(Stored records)
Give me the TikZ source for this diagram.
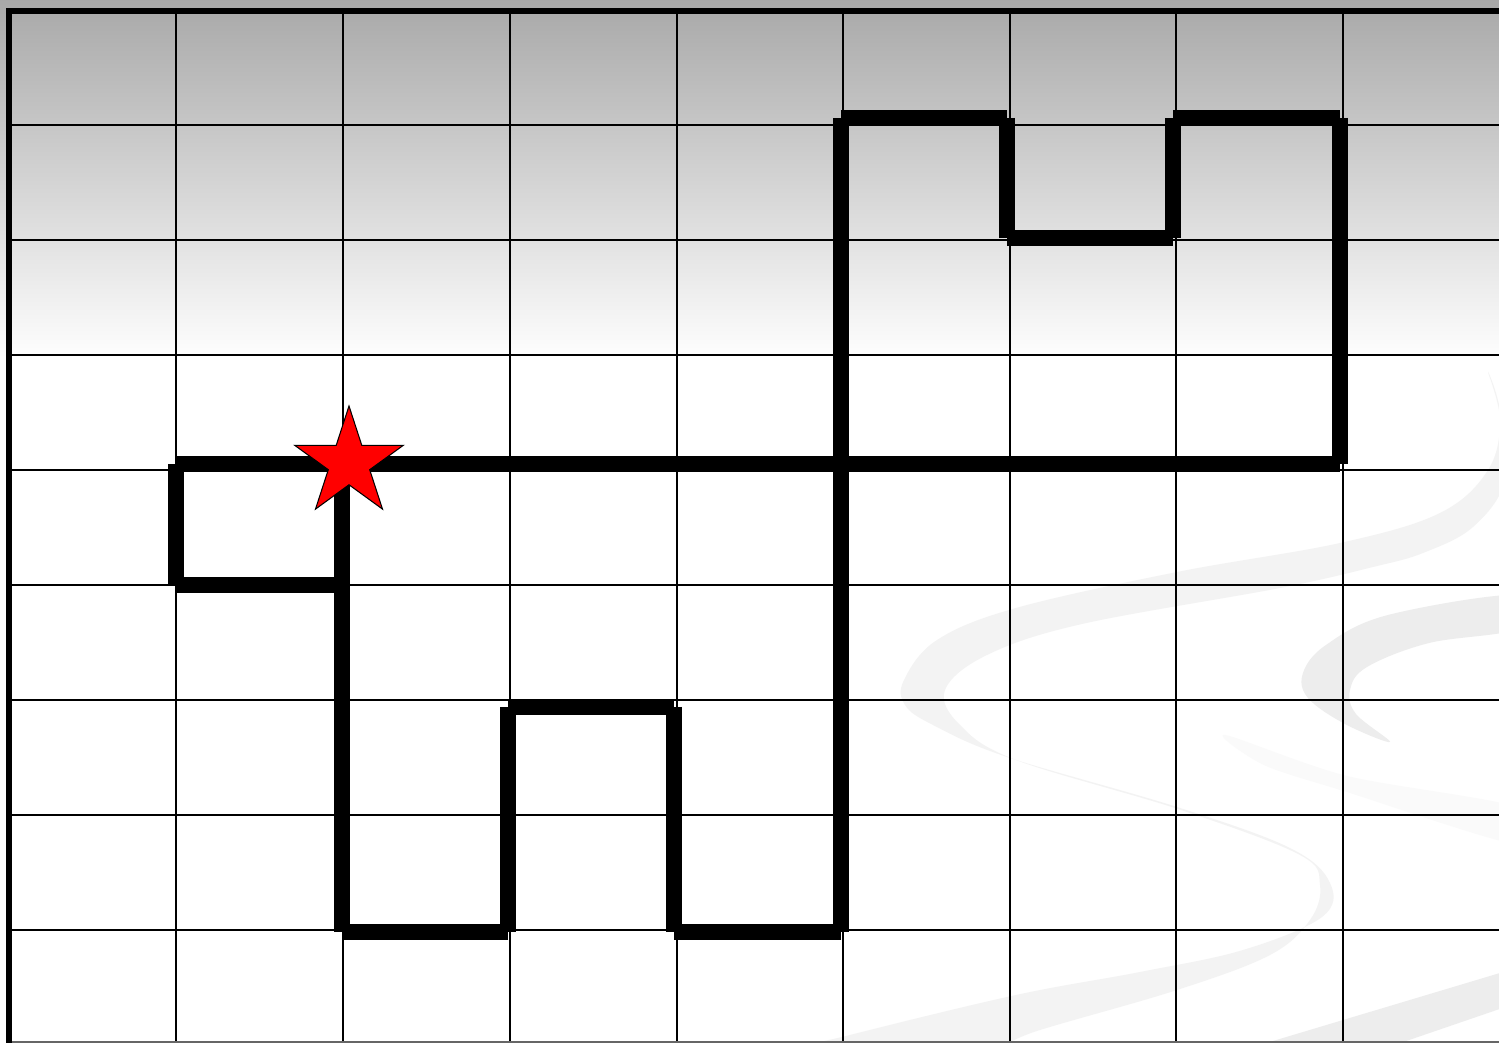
\documentclass[tikz,border=0pt]{standalone}
\usepackage{xcolor}
\usetikzlibrary{shapes.geometric}
\definecolor{mSwoosh}{HTML}{F3F3F3}
\definecolor{mSwooshDark}{HTML}{EDEDED}
\definecolor{mSwooshFaint}{HTML}{FAFAFA}
\begin{document}
\begin{tikzpicture}[x=0.02cm, y=-0.02cm,
  gridline/.style={line width=1.4pt, black},
  frameline/.style={line width=3.4pt, black, line join=miter},
  route/.style={line width=8.8pt, black, line cap=butt},
  swoosh/.style={fill=#1, draw=none},
  swoosh/.default=mSwoosh,
  startmark/.style={star, star points=5, star point ratio=2.618, minimum size=2.28cm,
                    inner sep=0pt, fill=red, draw=black, line width=0.6pt}]
  \useasboundingbox (0,0) rectangle (1499,1043);
  % background: grey fade at the top, white below
  \fill[white] (0,0) rectangle (1499,1043);
  \shade[top color=black!34, bottom color=white] (0,0) rectangle (1499,362);
  % faint swooshes in the lower right
  \begin{scope}
    \clip (9,11) rectangle (1499,1043);
    \fill[swoosh] plot[smooth cycle, tension=0.6] coordinates {
      (1488,372) (1500,420) (1488,470) (1440,513) (1340,543) (1177,572) (1016,608)
      (937,640) (904,680) (905,705) (933,725) (1007,757) (1177,807) (1290,848)
      (1330,883) (1322,917) (1243,950) (1140,972) (1016,995) (850,1035) (760,1060)
      (950,1060) (1040,1030) (1177,990) (1270,955) (1310,920) (1320,885) (1300,855)
      (1181,810) (1016,760) (960,725) (945,690) (987,655) (1082,624) (1280,588)
      (1373,567) (1423,553) (1473,527) (1505,480) (1500,410)};
    \fill[swoosh=mSwooshDark] plot[smooth cycle, tension=0.6] coordinates {
      (1520,595) (1388,615) (1326,645) (1303,673) (1308,698) (1345,724) (1390,742)
      (1356,714) (1350,690) (1367,667) (1429,643) (1520,628)};
    \fill[swoosh=mSwooshFaint] plot[smooth cycle, tension=0.5] coordinates {
      (1225,735) (1347,776) (1520,808) (1520,845) (1347,792) (1264,765)};
    \fill[swoosh=mSwooshDark] (1520,967) -- (1243,1050) -- (1380,1050) -- (1520,1002) -- cycle;
  \end{scope}
  % grid
  \foreach \gx in {176,343,510,677,843,1010,1176,1343}
    \draw[gridline] (\gx,11) -- (\gx,1043);
  \foreach \gy in {125,240,355,470,585,700,815,930}
    \draw[gridline] (9,\gy) -- (1499,\gy);
  \draw[black!60, line width=0.8pt] (9,1042) -- (1499,1042);
  \draw[frameline] (9,1043) -- (9,11) -- (1499,11);
  % corners of the route
  \coordinate (a) at (176,464);
  \coordinate (b) at (176,585);
  \coordinate (c) at (342,585);
  \coordinate (s) at (342,464);
  \coordinate (d) at (342,932);
  \coordinate (e) at (508,932);
  \coordinate (f) at (508,707);
  \coordinate (g) at (674,707);
  \coordinate (h) at (674,932);
  \coordinate (i) at (841,932);
  \coordinate (j) at (841,118);
  \coordinate (k) at (1007,118);
  \coordinate (l) at (1007,238);
  \coordinate (m) at (1173,238);
  \coordinate (n) at (1173,118);
  \coordinate (o) at (1340,118);
  \coordinate (p) at (1340,464);
  % route, one stroke per side
  \foreach \from/\to in {a/p, a/b, b/c, s/d, d/e, f/e, f/g, g/h, h/i, i/j,
                         j/k, k/l, l/m, m/n, n/o, o/p}
    \draw[route] (\from) -- (\to);
  % start
  \node[startmark] (start) at (349,463) {};
\end{tikzpicture}
\end{document}
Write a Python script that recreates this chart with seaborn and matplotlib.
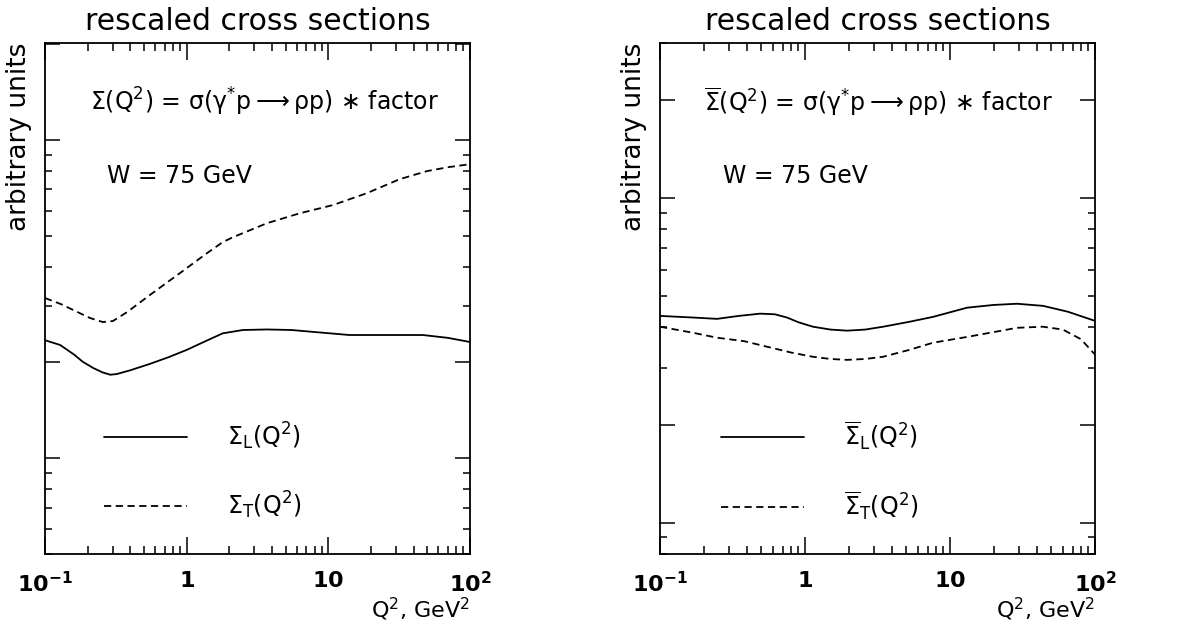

Task to complete:
Copy each line of the entries that includes the word "this".

Task output:
Give me the TikZ source for this diagram.
Write a Python script that recreates this chart with seaborn and matplotlib.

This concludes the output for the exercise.